## Task goal
Here are some records; quote them exactly, leaving out the pictures.

## Material for this exercise
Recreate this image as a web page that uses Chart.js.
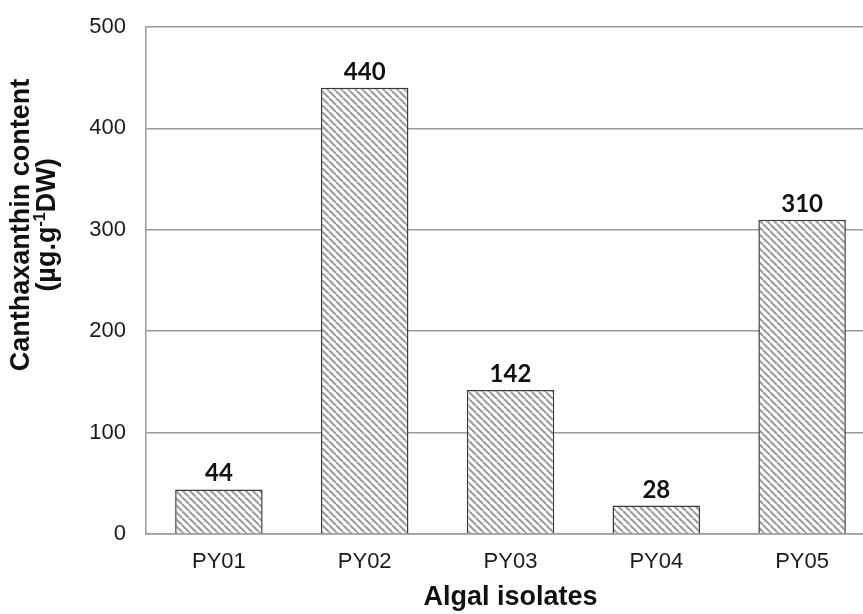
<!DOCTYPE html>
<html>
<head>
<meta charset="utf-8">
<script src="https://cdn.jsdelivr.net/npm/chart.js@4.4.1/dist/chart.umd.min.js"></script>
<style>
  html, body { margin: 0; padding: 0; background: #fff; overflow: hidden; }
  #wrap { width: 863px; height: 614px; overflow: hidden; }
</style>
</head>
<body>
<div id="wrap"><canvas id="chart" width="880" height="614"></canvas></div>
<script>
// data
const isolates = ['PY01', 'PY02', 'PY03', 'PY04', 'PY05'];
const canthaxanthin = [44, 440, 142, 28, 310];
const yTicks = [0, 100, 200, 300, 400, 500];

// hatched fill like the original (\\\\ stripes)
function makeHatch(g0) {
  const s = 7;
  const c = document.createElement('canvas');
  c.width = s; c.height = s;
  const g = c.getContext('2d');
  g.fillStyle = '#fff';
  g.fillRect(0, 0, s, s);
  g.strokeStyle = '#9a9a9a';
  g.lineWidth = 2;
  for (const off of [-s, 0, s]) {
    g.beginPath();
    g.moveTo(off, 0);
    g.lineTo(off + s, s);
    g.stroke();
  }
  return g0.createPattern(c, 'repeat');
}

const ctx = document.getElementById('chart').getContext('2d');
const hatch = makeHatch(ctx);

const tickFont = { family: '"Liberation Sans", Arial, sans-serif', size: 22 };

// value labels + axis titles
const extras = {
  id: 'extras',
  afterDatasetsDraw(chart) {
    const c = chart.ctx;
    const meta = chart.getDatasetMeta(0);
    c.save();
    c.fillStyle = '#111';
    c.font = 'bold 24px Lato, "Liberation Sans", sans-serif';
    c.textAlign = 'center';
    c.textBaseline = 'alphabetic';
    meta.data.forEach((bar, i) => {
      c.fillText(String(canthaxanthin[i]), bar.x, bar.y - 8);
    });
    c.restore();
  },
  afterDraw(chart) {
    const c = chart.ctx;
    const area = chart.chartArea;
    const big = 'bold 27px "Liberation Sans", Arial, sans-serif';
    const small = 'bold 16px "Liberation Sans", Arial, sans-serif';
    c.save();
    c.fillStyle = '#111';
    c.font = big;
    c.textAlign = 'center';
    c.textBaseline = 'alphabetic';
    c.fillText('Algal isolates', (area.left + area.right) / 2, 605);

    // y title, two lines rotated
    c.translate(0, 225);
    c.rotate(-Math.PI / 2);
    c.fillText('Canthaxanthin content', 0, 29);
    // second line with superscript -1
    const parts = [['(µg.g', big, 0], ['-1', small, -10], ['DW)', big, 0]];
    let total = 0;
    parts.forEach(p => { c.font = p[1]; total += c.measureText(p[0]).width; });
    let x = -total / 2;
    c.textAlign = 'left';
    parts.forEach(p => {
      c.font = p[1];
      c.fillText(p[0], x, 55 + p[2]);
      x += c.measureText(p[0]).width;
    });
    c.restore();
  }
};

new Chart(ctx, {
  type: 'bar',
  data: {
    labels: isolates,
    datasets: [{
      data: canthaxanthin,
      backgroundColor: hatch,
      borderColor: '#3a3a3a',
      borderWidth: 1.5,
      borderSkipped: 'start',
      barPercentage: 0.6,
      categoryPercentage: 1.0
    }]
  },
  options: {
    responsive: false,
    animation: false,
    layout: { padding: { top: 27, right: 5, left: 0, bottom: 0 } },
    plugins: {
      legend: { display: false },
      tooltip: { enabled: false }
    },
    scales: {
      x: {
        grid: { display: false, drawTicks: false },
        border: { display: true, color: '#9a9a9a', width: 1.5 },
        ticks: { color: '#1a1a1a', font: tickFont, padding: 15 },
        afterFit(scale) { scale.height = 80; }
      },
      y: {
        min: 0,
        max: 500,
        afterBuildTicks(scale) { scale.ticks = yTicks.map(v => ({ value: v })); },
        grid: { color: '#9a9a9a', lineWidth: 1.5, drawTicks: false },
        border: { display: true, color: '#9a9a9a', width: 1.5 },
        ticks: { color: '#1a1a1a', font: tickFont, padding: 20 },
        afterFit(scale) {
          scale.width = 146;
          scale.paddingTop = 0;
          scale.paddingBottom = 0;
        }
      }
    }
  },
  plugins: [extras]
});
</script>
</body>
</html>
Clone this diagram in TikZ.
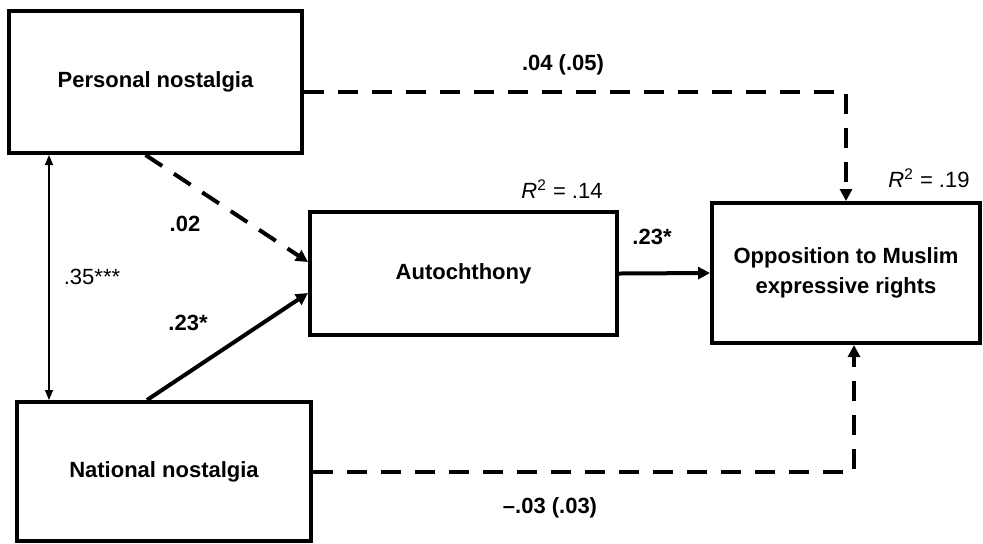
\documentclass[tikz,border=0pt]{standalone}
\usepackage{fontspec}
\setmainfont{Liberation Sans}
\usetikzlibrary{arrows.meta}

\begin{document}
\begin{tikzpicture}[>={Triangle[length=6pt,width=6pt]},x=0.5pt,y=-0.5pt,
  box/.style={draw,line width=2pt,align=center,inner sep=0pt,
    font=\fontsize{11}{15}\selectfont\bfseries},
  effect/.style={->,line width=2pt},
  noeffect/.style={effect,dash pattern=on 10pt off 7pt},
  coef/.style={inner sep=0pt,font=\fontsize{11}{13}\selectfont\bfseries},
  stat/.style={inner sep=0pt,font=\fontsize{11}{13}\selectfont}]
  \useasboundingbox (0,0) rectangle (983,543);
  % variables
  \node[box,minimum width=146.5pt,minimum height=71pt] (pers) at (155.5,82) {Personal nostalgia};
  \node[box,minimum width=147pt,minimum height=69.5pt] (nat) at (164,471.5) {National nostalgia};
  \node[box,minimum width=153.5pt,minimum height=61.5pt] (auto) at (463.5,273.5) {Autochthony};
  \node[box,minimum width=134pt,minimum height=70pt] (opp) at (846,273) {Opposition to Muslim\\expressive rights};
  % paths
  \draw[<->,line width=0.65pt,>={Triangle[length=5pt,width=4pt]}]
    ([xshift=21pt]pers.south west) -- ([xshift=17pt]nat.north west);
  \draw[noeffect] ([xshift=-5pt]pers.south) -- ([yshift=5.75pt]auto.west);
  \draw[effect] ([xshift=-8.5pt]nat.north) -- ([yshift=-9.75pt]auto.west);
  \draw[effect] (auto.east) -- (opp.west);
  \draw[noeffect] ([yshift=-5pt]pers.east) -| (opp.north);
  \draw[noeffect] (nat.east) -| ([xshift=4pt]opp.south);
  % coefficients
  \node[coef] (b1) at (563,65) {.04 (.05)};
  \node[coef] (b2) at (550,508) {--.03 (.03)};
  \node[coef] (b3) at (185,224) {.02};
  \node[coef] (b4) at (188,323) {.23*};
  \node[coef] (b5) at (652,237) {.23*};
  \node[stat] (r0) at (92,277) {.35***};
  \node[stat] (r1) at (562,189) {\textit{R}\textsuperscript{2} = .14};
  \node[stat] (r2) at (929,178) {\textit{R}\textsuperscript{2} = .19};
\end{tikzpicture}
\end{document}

## Finished exercise
Recreate this image as a web page that uses Chart.js.
<!DOCTYPE html>
<html>
<head>
<meta charset="utf-8">
<script src="https://cdn.jsdelivr.net/npm/chart.js@4.4.1/dist/chart.umd.min.js"></script>
<style>
  html, body { margin: 0; padding: 0; background: #fff; overflow: hidden; }
  #wrap { width: 863px; height: 614px; overflow: hidden; }
</style>
</head>
<body>
<div id="wrap"><canvas id="chart" width="880" height="614"></canvas></div>
<script>
// data
const isolates = ['PY01', 'PY02', 'PY03', 'PY04', 'PY05'];
const canthaxanthin = [44, 440, 142, 28, 310];
const yTicks = [0, 100, 200, 300, 400, 500];

// hatched fill like the original (\\\\ stripes)
function makeHatch(g0) {
  const s = 7;
  const c = document.createElement('canvas');
  c.width = s; c.height = s;
  const g = c.getContext('2d');
  g.fillStyle = '#fff';
  g.fillRect(0, 0, s, s);
  g.strokeStyle = '#9a9a9a';
  g.lineWidth = 2;
  for (const off of [-s, 0, s]) {
    g.beginPath();
    g.moveTo(off, 0);
    g.lineTo(off + s, s);
    g.stroke();
  }
  return g0.createPattern(c, 'repeat');
}

const ctx = document.getElementById('chart').getContext('2d');
const hatch = makeHatch(ctx);

const tickFont = { family: '"Liberation Sans", Arial, sans-serif', size: 22 };

// value labels + axis titles
const extras = {
  id: 'extras',
  afterDatasetsDraw(chart) {
    const c = chart.ctx;
    const meta = chart.getDatasetMeta(0);
    c.save();
    c.fillStyle = '#111';
    c.font = 'bold 24px Lato, "Liberation Sans", sans-serif';
    c.textAlign = 'center';
    c.textBaseline = 'alphabetic';
    meta.data.forEach((bar, i) => {
      c.fillText(String(canthaxanthin[i]), bar.x, bar.y - 8);
    });
    c.restore();
  },
  afterDraw(chart) {
    const c = chart.ctx;
    const area = chart.chartArea;
    const big = 'bold 27px "Liberation Sans", Arial, sans-serif';
    const small = 'bold 16px "Liberation Sans", Arial, sans-serif';
    c.save();
    c.fillStyle = '#111';
    c.font = big;
    c.textAlign = 'center';
    c.textBaseline = 'alphabetic';
    c.fillText('Algal isolates', (area.left + area.right) / 2, 605);

    // y title, two lines rotated
    c.translate(0, 225);
    c.rotate(-Math.PI / 2);
    c.fillText('Canthaxanthin content', 0, 29);
    // second line with superscript -1
    const parts = [['(µg.g', big, 0], ['-1', small, -10], ['DW)', big, 0]];
    let total = 0;
    parts.forEach(p => { c.font = p[1]; total += c.measureText(p[0]).width; });
    let x = -total / 2;
    c.textAlign = 'left';
    parts.forEach(p => {
      c.font = p[1];
      c.fillText(p[0], x, 55 + p[2]);
      x += c.measureText(p[0]).width;
    });
    c.restore();
  }
};

new Chart(ctx, {
  type: 'bar',
  data: {
    labels: isolates,
    datasets: [{
      data: canthaxanthin,
      backgroundColor: hatch,
      borderColor: '#3a3a3a',
      borderWidth: 1.5,
      borderSkipped: 'start',
      barPercentage: 0.6,
      categoryPercentage: 1.0
    }]
  },
  options: {
    responsive: false,
    animation: false,
    layout: { padding: { top: 27, right: 5, left: 0, bottom: 0 } },
    plugins: {
      legend: { display: false },
      tooltip: { enabled: false }
    },
    scales: {
      x: {
        grid: { display: false, drawTicks: false },
        border: { display: true, color: '#9a9a9a', width: 1.5 },
        ticks: { color: '#1a1a1a', font: tickFont, padding: 15 },
        afterFit(scale) { scale.height = 80; }
      },
      y: {
        min: 0,
        max: 500,
        afterBuildTicks(scale) { scale.ticks = yTicks.map(v => ({ value: v })); },
        grid: { color: '#9a9a9a', lineWidth: 1.5, drawTicks: false },
        border: { display: true, color: '#9a9a9a', width: 1.5 },
        ticks: { color: '#1a1a1a', font: tickFont, padding: 20 },
        afterFit(scale) {
          scale.width = 146;
          scale.paddingTop = 0;
          scale.paddingBottom = 0;
        }
      }
    }
  },
  plugins: [extras]
});
</script>
</body>
</html>
Clone this diagram in TikZ.
\documentclass[tikz,border=0pt]{standalone}
\usepackage{fontspec}
\setmainfont{Liberation Sans}
\usetikzlibrary{arrows.meta}

\begin{document}
\begin{tikzpicture}[>={Triangle[length=6pt,width=6pt]},x=0.5pt,y=-0.5pt,
  box/.style={draw,line width=2pt,align=center,inner sep=0pt,
    font=\fontsize{11}{15}\selectfont\bfseries},
  effect/.style={->,line width=2pt},
  noeffect/.style={effect,dash pattern=on 10pt off 7pt},
  coef/.style={inner sep=0pt,font=\fontsize{11}{13}\selectfont\bfseries},
  stat/.style={inner sep=0pt,font=\fontsize{11}{13}\selectfont}]
  \useasboundingbox (0,0) rectangle (983,543);
  % variables
  \node[box,minimum width=146.5pt,minimum height=71pt] (pers) at (155.5,82) {Personal nostalgia};
  \node[box,minimum width=147pt,minimum height=69.5pt] (nat) at (164,471.5) {National nostalgia};
  \node[box,minimum width=153.5pt,minimum height=61.5pt] (auto) at (463.5,273.5) {Autochthony};
  \node[box,minimum width=134pt,minimum height=70pt] (opp) at (846,273) {Opposition to Muslim\\expressive rights};
  % paths
  \draw[<->,line width=0.65pt,>={Triangle[length=5pt,width=4pt]}]
    ([xshift=21pt]pers.south west) -- ([xshift=17pt]nat.north west);
  \draw[noeffect] ([xshift=-5pt]pers.south) -- ([yshift=5.75pt]auto.west);
  \draw[effect] ([xshift=-8.5pt]nat.north) -- ([yshift=-9.75pt]auto.west);
  \draw[effect] (auto.east) -- (opp.west);
  \draw[noeffect] ([yshift=-5pt]pers.east) -| (opp.north);
  \draw[noeffect] (nat.east) -| ([xshift=4pt]opp.south);
  % coefficients
  \node[coef] (b1) at (563,65) {.04 (.05)};
  \node[coef] (b2) at (550,508) {--.03 (.03)};
  \node[coef] (b3) at (185,224) {.02};
  \node[coef] (b4) at (188,323) {.23*};
  \node[coef] (b5) at (652,237) {.23*};
  \node[stat] (r0) at (92,277) {.35***};
  \node[stat] (r1) at (562,189) {\textit{R}\textsuperscript{2} = .14};
  \node[stat] (r2) at (929,178) {\textit{R}\textsuperscript{2} = .19};
\end{tikzpicture}
\end{document}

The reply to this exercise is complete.